→ **Problem details**: In this exercise, return the whole listing exactly, excluding any images.
START Dataset section
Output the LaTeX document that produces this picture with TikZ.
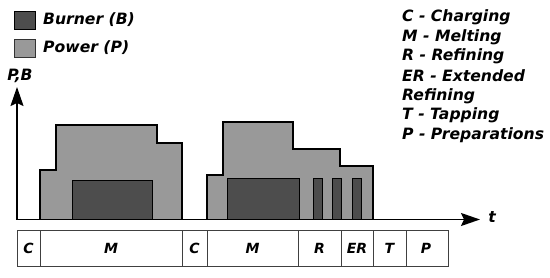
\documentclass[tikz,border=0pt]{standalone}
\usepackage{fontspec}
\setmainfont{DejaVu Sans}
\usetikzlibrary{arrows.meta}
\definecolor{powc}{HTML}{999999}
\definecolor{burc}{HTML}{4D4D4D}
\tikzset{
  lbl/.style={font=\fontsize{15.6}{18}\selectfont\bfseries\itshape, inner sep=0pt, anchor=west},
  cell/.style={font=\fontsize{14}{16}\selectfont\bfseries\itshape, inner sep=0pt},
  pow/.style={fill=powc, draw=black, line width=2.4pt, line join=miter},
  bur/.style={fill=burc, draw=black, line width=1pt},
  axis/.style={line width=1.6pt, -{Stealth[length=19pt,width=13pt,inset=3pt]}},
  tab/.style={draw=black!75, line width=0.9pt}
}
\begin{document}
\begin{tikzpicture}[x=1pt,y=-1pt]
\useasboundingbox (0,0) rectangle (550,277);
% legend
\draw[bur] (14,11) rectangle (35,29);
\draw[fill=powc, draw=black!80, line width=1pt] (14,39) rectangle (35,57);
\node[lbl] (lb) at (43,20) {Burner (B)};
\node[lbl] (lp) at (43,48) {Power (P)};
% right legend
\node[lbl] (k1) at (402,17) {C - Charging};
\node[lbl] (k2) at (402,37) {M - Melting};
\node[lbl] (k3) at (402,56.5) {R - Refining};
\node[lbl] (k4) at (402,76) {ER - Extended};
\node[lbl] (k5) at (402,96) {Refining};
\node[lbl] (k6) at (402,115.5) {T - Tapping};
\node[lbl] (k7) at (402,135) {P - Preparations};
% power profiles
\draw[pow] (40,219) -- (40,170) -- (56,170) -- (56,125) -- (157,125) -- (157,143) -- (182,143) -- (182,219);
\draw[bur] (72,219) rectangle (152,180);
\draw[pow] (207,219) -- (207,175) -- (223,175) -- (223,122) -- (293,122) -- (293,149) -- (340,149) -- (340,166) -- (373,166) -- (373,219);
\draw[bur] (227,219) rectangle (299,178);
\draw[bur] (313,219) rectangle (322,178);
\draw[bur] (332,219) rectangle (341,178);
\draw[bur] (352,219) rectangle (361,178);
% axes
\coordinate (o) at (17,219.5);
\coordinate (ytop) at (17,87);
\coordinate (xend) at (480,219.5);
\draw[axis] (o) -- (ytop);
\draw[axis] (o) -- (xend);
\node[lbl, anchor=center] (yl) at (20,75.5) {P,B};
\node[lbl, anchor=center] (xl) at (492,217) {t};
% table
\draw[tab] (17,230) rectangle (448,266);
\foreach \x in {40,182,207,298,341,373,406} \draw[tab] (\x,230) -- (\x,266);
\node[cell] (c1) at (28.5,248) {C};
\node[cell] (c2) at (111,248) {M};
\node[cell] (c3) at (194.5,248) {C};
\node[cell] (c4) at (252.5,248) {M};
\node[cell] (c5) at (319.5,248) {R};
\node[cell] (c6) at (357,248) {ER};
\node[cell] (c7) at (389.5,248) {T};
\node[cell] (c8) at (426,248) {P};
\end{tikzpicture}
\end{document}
END Dataset section
→ **Answer for this exercise**:
Output the LaTeX document that produces this picture with TikZ.
\documentclass[tikz,border=0pt]{standalone}
\usepackage{fontspec}
\setmainfont{DejaVu Sans}
\usetikzlibrary{arrows.meta}
\definecolor{powc}{HTML}{999999}
\definecolor{burc}{HTML}{4D4D4D}
\tikzset{
  lbl/.style={font=\fontsize{15.6}{18}\selectfont\bfseries\itshape, inner sep=0pt, anchor=west},
  cell/.style={font=\fontsize{14}{16}\selectfont\bfseries\itshape, inner sep=0pt},
  pow/.style={fill=powc, draw=black, line width=2.4pt, line join=miter},
  bur/.style={fill=burc, draw=black, line width=1pt},
  axis/.style={line width=1.6pt, -{Stealth[length=19pt,width=13pt,inset=3pt]}},
  tab/.style={draw=black!75, line width=0.9pt}
}
\begin{document}
\begin{tikzpicture}[x=1pt,y=-1pt]
\useasboundingbox (0,0) rectangle (550,277);
% legend
\draw[bur] (14,11) rectangle (35,29);
\draw[fill=powc, draw=black!80, line width=1pt] (14,39) rectangle (35,57);
\node[lbl] (lb) at (43,20) {Burner (B)};
\node[lbl] (lp) at (43,48) {Power (P)};
% right legend
\node[lbl] (k1) at (402,17) {C - Charging};
\node[lbl] (k2) at (402,37) {M - Melting};
\node[lbl] (k3) at (402,56.5) {R - Refining};
\node[lbl] (k4) at (402,76) {ER - Extended};
\node[lbl] (k5) at (402,96) {Refining};
\node[lbl] (k6) at (402,115.5) {T - Tapping};
\node[lbl] (k7) at (402,135) {P - Preparations};
% power profiles
\draw[pow] (40,219) -- (40,170) -- (56,170) -- (56,125) -- (157,125) -- (157,143) -- (182,143) -- (182,219);
\draw[bur] (72,219) rectangle (152,180);
\draw[pow] (207,219) -- (207,175) -- (223,175) -- (223,122) -- (293,122) -- (293,149) -- (340,149) -- (340,166) -- (373,166) -- (373,219);
\draw[bur] (227,219) rectangle (299,178);
\draw[bur] (313,219) rectangle (322,178);
\draw[bur] (332,219) rectangle (341,178);
\draw[bur] (352,219) rectangle (361,178);
% axes
\coordinate (o) at (17,219.5);
\coordinate (ytop) at (17,87);
\coordinate (xend) at (480,219.5);
\draw[axis] (o) -- (ytop);
\draw[axis] (o) -- (xend);
\node[lbl, anchor=center] (yl) at (20,75.5) {P,B};
\node[lbl, anchor=center] (xl) at (492,217) {t};
% table
\draw[tab] (17,230) rectangle (448,266);
\foreach \x in {40,182,207,298,341,373,406} \draw[tab] (\x,230) -- (\x,266);
\node[cell] (c1) at (28.5,248) {C};
\node[cell] (c2) at (111,248) {M};
\node[cell] (c3) at (194.5,248) {C};
\node[cell] (c4) at (252.5,248) {M};
\node[cell] (c5) at (319.5,248) {R};
\node[cell] (c6) at (357,248) {ER};
\node[cell] (c7) at (389.5,248) {T};
\node[cell] (c8) at (426,248) {P};
\end{tikzpicture}
\end{document}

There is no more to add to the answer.